# Rescued mice need new homes



## Popcornparadise (Oct 12, 2009)

We have recently got 6 mice into our rescue, mum and 5 babys.

4 babys are male and will be rehomed together, Could you offer these brown and white fancy mice, loving homes?

Mum and the unknown will stay here for the time being

Babys will be ready to go to new homes in two weeks, please if you are serious about keeping mice, let me know and we can arrange a visit.


----------



## merlyn26 (Feb 4, 2010)

where abouts are you???


----------



## LostGirl (Jan 16, 2009)

If your any where near plymouth im defo interested


----------



## Popcornparadise (Oct 12, 2009)

Sorry i always forget to put location! We are in s****horpe lincolnshire, unfortunaty around 4 hours from plymouth


----------



## merlyn26 (Feb 4, 2010)

shame - i am in devon too!


----------



## Popcornparadise (Oct 12, 2009)

aww  thanks anyway


----------



## LostGirl (Jan 16, 2009)

aww Shame  

i dont drive either  Hope you find a home for them soon.x


----------



## vet-2-b (Sep 25, 2008)

Popcornparadise said:


> Sorry i always forget to put location!
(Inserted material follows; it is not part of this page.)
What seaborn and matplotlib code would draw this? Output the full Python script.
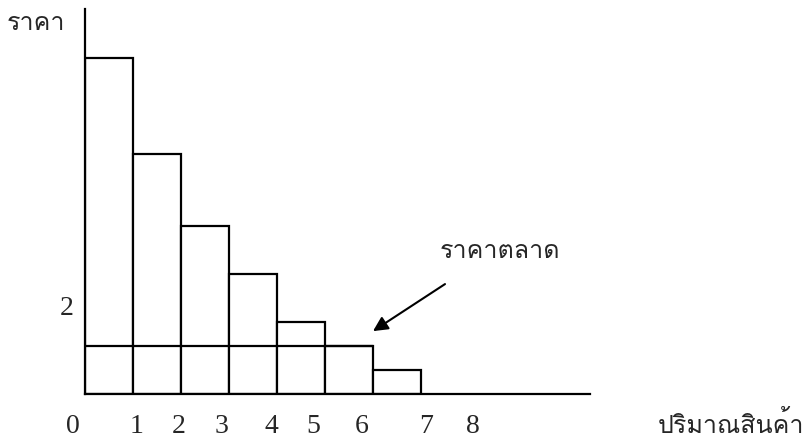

We are in s****horpe lincolnshire, unfortunaty around 4 hours from plymouth


ohhhhhhhhhhhh linconshire im in notts not to far MWHAAA mum ... damn she said no lol


----------



## Popcornparadise (Oct 12, 2009)

awww thats a shame


----------



## Popcornparadise (Oct 12, 2009)

4 boys are still looking for a forever home, in 2 pairs.


----------